- The task
Exactly and only the lines from the one containing "Clone this chart in matplotlib." through the one containing "0.4, 0.55, 0.1, 0.4]" belong in your copy. Pictures do not.

- Data for this exercise
--

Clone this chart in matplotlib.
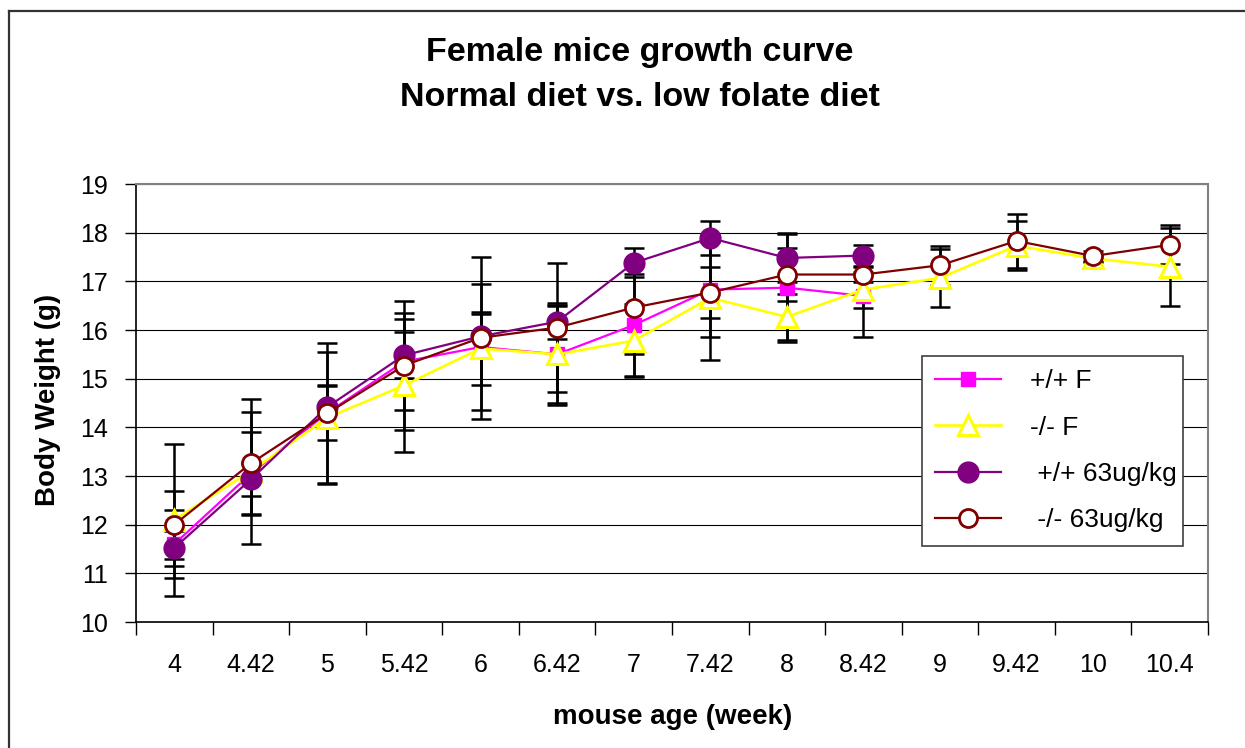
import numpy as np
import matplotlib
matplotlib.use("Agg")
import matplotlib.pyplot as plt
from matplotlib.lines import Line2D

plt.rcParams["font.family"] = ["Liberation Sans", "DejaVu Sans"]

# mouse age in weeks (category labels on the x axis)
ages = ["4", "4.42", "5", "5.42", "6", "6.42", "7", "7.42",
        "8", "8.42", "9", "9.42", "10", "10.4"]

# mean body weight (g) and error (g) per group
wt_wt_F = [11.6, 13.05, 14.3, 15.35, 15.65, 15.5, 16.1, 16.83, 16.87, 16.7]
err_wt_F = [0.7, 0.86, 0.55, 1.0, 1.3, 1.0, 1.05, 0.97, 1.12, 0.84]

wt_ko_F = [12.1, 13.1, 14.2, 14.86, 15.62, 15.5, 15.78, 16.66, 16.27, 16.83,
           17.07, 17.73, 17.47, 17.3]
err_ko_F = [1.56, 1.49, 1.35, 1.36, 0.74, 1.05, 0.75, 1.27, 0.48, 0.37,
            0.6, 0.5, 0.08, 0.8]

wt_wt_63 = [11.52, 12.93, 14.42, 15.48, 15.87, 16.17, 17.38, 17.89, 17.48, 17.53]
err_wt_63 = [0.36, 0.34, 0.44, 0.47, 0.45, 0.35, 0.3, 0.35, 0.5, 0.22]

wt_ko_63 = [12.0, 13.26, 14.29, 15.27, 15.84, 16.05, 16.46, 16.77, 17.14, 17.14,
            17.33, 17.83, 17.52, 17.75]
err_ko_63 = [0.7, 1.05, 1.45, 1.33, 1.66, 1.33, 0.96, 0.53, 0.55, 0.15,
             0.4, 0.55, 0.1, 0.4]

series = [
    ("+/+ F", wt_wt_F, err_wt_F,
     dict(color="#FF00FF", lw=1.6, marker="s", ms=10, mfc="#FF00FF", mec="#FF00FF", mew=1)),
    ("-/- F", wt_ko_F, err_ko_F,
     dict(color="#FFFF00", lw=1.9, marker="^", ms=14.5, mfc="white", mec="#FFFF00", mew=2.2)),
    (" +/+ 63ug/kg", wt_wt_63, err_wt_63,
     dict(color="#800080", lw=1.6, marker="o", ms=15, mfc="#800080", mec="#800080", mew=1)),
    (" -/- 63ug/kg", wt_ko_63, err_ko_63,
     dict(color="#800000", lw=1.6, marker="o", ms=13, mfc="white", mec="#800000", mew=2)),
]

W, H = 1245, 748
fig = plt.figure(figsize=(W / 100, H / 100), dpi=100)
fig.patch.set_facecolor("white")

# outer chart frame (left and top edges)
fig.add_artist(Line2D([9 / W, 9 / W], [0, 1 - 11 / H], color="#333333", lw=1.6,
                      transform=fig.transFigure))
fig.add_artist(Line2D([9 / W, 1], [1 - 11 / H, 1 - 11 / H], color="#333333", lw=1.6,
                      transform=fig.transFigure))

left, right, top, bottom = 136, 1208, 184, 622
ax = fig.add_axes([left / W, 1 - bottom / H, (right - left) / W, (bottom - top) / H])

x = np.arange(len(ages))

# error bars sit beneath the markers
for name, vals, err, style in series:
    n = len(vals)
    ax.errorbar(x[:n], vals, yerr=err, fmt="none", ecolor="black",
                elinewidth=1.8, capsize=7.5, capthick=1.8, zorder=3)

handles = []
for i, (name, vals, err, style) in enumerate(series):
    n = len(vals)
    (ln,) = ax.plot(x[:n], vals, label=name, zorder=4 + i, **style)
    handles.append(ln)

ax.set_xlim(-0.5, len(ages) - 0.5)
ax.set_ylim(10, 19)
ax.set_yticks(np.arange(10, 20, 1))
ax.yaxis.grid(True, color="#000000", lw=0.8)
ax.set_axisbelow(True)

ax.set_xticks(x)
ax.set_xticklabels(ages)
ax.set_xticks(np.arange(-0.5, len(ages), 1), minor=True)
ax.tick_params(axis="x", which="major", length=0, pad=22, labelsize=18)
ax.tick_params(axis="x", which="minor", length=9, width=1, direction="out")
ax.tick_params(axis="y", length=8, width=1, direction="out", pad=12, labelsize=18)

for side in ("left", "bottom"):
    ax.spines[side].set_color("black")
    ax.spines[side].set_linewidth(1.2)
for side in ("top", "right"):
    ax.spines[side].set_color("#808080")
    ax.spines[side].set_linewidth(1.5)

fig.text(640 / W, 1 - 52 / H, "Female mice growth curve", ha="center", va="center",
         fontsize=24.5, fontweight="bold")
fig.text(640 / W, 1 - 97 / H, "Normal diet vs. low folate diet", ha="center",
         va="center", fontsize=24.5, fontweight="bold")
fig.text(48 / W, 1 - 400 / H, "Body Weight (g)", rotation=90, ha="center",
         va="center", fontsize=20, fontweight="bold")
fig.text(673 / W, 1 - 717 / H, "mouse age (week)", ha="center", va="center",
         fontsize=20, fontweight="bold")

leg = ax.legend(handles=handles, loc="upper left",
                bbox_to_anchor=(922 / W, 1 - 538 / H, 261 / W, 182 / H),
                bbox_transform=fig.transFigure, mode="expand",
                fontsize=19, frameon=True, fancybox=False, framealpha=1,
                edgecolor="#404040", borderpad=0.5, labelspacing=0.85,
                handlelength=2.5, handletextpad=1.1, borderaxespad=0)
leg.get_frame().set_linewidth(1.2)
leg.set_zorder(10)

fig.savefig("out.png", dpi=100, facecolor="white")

--

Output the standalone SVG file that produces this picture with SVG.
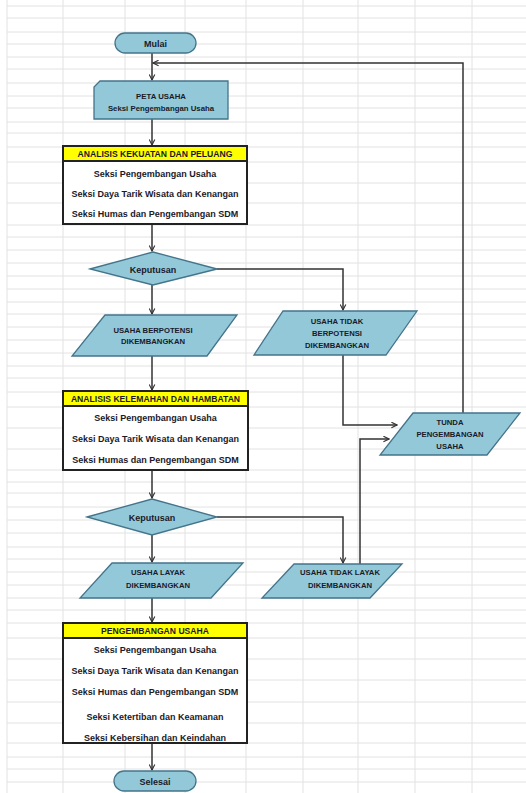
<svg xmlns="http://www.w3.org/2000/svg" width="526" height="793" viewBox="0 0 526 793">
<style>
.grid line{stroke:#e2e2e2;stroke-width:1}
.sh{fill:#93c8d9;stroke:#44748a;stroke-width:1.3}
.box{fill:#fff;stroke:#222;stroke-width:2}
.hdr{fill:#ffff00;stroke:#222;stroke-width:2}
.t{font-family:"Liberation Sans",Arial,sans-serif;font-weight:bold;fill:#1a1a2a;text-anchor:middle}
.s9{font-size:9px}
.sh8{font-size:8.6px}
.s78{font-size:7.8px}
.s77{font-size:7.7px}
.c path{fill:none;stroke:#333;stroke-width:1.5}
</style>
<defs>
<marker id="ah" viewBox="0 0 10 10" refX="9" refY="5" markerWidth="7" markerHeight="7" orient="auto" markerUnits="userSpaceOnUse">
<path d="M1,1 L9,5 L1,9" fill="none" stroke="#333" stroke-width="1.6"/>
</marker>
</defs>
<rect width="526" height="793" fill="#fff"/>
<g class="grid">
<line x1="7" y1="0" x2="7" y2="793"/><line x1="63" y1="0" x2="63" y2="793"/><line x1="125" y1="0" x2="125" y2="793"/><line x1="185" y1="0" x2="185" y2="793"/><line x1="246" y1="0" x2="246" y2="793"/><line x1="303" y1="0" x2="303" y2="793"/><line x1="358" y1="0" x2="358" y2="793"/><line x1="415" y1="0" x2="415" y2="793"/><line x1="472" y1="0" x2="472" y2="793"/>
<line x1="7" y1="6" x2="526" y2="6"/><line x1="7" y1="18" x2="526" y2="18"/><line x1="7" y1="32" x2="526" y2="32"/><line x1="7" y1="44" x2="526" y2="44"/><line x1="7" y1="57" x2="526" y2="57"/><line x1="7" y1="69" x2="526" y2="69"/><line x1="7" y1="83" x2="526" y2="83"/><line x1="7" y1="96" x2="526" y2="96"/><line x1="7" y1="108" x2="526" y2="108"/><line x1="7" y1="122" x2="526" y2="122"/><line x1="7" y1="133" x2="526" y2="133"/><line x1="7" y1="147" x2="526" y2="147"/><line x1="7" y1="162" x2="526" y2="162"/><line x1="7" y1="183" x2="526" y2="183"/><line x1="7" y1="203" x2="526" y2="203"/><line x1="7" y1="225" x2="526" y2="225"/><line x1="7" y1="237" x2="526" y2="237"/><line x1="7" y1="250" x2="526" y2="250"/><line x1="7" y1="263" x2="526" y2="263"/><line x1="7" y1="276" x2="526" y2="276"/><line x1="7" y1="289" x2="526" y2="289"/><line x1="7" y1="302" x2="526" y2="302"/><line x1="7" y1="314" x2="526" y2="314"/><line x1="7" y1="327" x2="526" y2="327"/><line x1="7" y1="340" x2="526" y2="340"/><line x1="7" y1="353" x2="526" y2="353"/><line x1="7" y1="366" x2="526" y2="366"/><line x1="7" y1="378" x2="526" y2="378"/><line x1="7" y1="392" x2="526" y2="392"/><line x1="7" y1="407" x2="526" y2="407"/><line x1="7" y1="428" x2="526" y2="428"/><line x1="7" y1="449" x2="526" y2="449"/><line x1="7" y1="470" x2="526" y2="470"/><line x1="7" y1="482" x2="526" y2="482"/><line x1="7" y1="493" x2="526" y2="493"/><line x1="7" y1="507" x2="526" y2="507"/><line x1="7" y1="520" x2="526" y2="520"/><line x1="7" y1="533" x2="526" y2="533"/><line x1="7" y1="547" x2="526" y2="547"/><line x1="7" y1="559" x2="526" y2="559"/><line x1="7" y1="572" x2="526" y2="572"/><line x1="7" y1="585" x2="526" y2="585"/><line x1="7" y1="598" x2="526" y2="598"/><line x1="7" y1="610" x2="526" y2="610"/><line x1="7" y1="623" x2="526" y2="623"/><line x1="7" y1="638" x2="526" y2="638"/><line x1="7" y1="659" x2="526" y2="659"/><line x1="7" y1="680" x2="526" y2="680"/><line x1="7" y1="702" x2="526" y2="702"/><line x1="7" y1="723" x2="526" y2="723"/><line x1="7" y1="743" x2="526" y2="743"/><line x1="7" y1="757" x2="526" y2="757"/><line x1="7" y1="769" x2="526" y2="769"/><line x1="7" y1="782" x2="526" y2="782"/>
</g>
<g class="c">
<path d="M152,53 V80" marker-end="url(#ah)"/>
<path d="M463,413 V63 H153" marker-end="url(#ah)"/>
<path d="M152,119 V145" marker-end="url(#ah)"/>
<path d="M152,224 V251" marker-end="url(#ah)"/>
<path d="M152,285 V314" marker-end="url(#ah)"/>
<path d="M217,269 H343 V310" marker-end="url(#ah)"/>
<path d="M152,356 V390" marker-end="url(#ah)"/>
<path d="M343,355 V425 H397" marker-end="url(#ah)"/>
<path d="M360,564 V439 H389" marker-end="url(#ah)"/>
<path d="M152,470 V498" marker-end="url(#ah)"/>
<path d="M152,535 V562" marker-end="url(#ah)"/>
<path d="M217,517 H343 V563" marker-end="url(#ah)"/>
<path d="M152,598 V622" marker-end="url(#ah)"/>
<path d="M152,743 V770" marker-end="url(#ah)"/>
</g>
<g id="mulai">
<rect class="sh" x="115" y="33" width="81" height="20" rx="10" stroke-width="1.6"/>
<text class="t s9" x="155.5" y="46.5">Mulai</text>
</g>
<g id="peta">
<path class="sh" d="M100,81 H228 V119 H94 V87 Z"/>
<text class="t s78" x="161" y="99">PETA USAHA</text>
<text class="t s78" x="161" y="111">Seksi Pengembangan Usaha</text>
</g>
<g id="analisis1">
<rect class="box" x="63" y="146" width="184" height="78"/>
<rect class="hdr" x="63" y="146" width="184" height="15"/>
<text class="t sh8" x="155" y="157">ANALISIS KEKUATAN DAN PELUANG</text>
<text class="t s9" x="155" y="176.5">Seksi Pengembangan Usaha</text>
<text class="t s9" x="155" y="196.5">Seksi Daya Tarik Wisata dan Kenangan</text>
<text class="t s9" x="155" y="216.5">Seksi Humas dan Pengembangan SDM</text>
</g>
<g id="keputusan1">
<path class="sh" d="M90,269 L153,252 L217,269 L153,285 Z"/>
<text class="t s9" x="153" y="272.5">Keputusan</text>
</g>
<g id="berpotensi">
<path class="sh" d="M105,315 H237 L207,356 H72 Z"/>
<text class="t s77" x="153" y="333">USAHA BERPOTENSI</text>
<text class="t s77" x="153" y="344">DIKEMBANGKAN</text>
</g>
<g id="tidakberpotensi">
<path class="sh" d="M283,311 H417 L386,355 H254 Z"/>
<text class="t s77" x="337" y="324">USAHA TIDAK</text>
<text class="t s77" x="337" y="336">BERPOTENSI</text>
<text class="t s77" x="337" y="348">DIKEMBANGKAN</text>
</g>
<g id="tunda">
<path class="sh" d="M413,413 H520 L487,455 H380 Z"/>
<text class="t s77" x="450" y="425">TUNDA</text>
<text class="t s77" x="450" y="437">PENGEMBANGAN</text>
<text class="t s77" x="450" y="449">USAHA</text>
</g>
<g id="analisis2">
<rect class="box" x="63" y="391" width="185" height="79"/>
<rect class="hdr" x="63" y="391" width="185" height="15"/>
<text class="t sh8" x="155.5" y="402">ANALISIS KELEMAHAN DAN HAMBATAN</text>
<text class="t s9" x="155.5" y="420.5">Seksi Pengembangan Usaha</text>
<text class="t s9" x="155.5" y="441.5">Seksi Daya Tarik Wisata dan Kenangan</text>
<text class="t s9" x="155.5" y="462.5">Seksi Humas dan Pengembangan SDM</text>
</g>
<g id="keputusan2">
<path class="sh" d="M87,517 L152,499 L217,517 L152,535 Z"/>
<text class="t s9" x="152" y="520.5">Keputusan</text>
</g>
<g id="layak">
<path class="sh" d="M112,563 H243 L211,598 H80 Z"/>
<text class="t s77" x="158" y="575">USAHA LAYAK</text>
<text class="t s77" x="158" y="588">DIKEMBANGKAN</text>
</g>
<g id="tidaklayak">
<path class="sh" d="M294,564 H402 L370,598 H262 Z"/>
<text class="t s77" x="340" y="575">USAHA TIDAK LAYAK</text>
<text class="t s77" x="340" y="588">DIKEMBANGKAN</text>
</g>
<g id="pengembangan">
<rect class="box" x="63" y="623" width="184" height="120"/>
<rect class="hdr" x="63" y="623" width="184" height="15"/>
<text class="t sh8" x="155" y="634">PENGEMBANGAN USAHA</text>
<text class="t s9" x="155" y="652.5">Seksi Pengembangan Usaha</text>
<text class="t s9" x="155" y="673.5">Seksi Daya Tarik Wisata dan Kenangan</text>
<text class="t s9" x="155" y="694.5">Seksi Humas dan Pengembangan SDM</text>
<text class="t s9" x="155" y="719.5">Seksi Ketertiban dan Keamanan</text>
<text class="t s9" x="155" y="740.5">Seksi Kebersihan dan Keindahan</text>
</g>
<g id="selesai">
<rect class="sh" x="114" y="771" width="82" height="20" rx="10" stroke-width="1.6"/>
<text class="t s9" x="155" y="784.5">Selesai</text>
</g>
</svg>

--

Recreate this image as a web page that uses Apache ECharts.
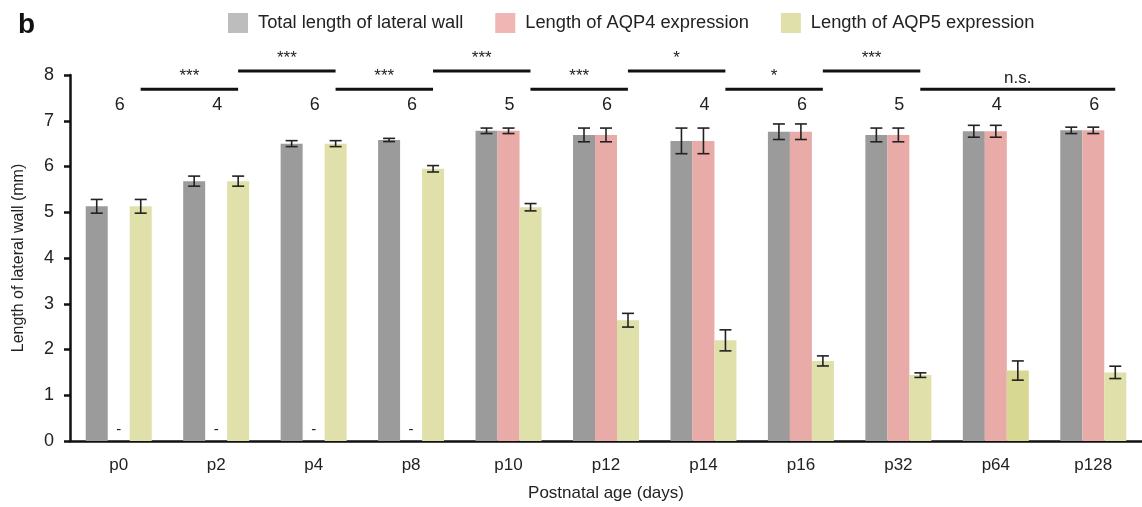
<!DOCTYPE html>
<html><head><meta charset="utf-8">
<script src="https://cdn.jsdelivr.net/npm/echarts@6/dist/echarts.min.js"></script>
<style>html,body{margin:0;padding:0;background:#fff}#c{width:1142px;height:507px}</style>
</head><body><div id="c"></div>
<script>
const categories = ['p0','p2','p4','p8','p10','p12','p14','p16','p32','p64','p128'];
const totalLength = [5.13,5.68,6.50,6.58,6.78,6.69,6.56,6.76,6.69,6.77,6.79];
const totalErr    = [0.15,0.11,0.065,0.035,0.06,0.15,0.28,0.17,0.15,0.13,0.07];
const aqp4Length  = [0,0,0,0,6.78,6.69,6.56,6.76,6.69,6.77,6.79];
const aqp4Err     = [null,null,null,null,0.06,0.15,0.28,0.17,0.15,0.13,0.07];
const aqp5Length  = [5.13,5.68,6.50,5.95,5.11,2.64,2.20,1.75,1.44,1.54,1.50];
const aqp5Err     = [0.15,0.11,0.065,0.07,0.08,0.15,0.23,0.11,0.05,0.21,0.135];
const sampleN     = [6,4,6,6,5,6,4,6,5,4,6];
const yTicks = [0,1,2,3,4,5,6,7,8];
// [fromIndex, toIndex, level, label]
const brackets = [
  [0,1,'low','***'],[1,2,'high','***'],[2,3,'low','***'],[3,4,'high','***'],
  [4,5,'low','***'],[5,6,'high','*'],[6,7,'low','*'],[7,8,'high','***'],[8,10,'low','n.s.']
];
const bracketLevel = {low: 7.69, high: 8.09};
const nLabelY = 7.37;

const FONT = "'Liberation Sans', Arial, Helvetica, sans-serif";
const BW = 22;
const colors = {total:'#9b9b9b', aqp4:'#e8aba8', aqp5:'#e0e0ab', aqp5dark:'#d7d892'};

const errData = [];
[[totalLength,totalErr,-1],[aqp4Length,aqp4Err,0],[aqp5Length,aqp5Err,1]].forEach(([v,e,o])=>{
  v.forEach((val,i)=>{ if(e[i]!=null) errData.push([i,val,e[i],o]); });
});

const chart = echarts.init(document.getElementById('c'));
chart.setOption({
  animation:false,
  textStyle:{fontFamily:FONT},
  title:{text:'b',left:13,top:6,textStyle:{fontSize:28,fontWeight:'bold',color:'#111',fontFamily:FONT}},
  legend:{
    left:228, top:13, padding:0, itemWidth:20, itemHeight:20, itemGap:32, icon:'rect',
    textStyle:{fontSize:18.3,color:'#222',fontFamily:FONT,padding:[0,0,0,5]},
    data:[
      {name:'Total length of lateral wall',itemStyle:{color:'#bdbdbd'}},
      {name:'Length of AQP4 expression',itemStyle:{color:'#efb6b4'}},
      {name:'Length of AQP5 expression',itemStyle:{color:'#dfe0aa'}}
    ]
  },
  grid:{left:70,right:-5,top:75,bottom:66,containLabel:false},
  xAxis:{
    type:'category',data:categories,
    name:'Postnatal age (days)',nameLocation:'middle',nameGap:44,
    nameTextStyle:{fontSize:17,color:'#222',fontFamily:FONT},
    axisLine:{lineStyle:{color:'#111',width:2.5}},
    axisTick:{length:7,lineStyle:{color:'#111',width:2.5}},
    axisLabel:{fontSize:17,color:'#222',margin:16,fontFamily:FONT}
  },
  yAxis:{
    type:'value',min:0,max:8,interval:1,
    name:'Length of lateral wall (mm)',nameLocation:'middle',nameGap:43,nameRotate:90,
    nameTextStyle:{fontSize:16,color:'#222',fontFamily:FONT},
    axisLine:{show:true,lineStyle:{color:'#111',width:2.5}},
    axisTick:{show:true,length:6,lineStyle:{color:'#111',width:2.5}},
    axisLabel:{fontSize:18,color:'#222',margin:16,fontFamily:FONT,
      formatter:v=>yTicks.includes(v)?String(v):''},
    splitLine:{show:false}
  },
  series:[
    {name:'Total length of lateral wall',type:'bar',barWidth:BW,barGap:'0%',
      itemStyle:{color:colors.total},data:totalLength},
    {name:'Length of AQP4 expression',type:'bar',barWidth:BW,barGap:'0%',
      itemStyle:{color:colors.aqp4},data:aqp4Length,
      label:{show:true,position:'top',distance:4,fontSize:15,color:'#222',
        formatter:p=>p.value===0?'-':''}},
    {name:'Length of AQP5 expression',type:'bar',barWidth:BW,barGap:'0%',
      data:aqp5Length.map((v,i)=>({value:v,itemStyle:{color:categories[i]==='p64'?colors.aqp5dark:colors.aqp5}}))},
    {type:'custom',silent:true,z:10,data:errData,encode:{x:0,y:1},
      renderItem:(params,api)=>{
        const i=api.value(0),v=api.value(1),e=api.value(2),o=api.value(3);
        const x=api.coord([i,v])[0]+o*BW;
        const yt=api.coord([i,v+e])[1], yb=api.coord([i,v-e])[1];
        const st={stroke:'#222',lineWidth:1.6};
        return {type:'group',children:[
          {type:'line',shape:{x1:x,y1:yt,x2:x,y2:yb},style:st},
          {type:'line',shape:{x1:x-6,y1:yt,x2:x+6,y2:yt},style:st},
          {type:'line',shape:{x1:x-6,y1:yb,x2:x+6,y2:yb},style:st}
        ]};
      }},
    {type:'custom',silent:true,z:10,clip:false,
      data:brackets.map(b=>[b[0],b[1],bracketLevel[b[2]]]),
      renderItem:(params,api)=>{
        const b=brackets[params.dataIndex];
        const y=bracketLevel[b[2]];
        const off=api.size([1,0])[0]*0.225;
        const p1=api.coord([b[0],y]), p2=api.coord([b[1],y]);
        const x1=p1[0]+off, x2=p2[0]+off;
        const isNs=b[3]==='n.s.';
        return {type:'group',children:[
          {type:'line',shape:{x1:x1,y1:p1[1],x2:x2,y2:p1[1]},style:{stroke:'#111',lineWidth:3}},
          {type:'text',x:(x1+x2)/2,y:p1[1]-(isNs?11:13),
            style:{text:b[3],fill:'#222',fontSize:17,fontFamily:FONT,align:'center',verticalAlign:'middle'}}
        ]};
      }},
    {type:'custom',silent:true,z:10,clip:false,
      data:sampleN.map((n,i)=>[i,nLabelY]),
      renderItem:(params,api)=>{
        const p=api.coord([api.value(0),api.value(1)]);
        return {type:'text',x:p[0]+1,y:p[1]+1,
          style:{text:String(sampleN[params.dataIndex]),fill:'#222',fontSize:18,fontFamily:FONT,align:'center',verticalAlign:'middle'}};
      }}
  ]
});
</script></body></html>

--

- Answer in full
Clone this chart in matplotlib.
import numpy as np
import matplotlib
matplotlib.use("Agg")
import matplotlib.pyplot as plt
from matplotlib.lines import Line2D

plt.rcParams["font.family"] = ["Liberation Sans", "DejaVu Sans"]

# mouse age in weeks (category labels on the x axis)
ages = ["4", "4.42", "5", "5.42", "6", "6.42", "7", "7.42",
        "8", "8.42", "9", "9.42", "10", "10.4"]

# mean body weight (g) and error (g) per group
wt_wt_F = [11.6, 13.05, 14.3, 15.35, 15.65, 15.5, 16.1, 16.83, 16.87, 16.7]
err_wt_F = [0.7, 0.86, 0.55, 1.0, 1.3, 1.0, 1.05, 0.97, 1.12, 0.84]

wt_ko_F = [12.1, 13.1, 14.2, 14.86, 15.62, 15.5, 15.78, 16.66, 16.27, 16.83,
           17.07, 17.73, 17.47, 17.3]
err_ko_F = [1.56, 1.49, 1.35, 1.36, 0.74, 1.05, 0.75, 1.27, 0.48, 0.37,
            0.6, 0.5, 0.08, 0.8]

wt_wt_63 = [11.52, 12.93, 14.42, 15.48, 15.87, 16.17, 17.38, 17.89, 17.48, 17.53]
err_wt_63 = [0.36, 0.34, 0.44, 0.47, 0.45, 0.35, 0.3, 0.35, 0.5, 0.22]

wt_ko_63 = [12.0, 13.26, 14.29, 15.27, 15.84, 16.05, 16.46, 16.77, 17.14, 17.14,
            17.33, 17.83, 17.52, 17.75]
err_ko_63 = [0.7, 1.05, 1.45, 1.33, 1.66, 1.33, 0.96, 0.53, 0.55, 0.15,
             0.4, 0.55, 0.1, 0.4]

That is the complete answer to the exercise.